> Dataset extract
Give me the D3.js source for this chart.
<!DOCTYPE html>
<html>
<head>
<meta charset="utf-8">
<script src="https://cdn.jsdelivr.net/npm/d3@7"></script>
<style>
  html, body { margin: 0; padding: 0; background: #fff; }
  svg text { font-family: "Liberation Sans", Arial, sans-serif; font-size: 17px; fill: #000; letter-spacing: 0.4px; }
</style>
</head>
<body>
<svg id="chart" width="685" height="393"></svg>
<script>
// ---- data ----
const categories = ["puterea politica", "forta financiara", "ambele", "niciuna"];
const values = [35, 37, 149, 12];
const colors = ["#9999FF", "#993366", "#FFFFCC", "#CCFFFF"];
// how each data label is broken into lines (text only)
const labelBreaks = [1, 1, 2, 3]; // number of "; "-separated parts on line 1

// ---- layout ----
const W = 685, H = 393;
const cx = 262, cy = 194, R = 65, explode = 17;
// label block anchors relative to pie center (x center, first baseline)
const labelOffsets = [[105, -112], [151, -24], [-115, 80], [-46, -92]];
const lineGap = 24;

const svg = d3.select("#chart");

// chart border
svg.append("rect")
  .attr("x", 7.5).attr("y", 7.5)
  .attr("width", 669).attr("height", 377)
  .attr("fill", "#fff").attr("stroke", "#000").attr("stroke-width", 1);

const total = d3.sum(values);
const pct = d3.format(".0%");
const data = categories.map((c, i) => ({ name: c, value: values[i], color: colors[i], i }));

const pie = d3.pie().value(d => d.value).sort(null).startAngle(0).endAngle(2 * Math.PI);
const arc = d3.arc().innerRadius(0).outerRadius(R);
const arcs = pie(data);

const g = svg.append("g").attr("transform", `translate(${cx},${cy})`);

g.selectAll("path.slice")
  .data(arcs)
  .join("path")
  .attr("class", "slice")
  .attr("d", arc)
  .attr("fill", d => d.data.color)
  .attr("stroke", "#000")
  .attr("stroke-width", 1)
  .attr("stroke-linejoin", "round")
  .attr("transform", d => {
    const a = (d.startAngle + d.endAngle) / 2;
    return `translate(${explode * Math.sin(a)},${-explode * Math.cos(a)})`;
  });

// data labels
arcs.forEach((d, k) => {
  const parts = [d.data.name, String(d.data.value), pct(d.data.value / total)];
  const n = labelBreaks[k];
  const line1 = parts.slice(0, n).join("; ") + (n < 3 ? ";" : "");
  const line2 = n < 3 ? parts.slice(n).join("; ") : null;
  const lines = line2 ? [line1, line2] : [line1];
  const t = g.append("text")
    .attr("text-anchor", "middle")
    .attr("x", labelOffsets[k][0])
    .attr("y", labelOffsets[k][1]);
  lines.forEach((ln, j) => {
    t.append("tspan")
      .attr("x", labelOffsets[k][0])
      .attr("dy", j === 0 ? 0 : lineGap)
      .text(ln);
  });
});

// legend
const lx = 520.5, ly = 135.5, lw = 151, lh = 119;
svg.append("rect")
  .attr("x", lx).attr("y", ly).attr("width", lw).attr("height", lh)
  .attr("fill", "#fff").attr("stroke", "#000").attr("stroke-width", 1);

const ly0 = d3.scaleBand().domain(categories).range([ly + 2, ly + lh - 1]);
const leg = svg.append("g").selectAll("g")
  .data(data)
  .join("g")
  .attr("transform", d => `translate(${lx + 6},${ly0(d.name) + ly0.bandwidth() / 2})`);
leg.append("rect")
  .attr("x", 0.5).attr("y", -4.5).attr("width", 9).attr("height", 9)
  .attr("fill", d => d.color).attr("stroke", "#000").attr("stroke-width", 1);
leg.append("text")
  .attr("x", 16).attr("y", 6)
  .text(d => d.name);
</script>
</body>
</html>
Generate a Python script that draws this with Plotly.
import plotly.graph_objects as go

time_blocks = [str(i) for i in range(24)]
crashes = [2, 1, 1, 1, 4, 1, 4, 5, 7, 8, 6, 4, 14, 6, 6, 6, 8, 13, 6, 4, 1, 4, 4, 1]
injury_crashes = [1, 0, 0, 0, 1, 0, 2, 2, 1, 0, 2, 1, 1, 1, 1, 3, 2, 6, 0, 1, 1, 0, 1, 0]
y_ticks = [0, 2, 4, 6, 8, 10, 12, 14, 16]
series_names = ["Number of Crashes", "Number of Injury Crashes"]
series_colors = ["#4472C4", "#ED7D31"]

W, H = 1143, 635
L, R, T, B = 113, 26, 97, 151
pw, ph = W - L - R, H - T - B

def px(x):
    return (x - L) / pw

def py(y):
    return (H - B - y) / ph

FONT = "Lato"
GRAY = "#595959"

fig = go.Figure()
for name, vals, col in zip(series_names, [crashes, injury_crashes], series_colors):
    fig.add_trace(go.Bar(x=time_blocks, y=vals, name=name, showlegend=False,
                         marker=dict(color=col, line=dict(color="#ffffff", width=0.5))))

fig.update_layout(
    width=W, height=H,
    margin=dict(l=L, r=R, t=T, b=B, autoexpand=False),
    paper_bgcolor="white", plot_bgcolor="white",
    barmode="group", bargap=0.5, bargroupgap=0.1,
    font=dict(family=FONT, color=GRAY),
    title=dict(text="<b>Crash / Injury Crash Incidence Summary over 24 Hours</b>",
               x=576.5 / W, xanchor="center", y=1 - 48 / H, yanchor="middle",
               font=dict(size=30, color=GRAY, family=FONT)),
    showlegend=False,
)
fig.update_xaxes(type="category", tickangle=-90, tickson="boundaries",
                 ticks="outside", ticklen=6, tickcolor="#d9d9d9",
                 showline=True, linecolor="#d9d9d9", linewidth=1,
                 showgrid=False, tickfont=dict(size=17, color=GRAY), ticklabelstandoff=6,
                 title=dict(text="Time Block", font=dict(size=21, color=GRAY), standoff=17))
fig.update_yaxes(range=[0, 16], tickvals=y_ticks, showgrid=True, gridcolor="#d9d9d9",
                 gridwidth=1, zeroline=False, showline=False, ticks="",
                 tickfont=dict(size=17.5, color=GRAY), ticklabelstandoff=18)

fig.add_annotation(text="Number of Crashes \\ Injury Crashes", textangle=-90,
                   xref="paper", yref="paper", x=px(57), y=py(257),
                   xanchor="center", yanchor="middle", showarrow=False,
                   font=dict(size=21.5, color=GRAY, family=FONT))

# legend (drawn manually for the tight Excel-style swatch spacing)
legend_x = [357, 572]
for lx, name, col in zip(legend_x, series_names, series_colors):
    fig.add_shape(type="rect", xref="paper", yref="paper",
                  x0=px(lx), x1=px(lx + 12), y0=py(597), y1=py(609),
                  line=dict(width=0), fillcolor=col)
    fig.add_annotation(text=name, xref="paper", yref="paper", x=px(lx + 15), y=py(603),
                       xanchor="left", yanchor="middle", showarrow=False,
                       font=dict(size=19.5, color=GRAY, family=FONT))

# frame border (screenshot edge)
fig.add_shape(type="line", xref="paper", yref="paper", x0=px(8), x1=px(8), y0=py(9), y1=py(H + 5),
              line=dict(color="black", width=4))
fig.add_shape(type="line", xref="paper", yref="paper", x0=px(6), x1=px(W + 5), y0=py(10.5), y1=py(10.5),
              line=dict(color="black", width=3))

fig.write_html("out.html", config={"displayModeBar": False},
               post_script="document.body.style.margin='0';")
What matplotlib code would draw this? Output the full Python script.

> Goal of the exercise
Using the records above, find and show each line with the string "chart".

> Result of this task
Give me the D3.js source for this chart.
<svg id="chart" width="685" height="393"></svg>
const svg = d3.select("#chart");
// chart border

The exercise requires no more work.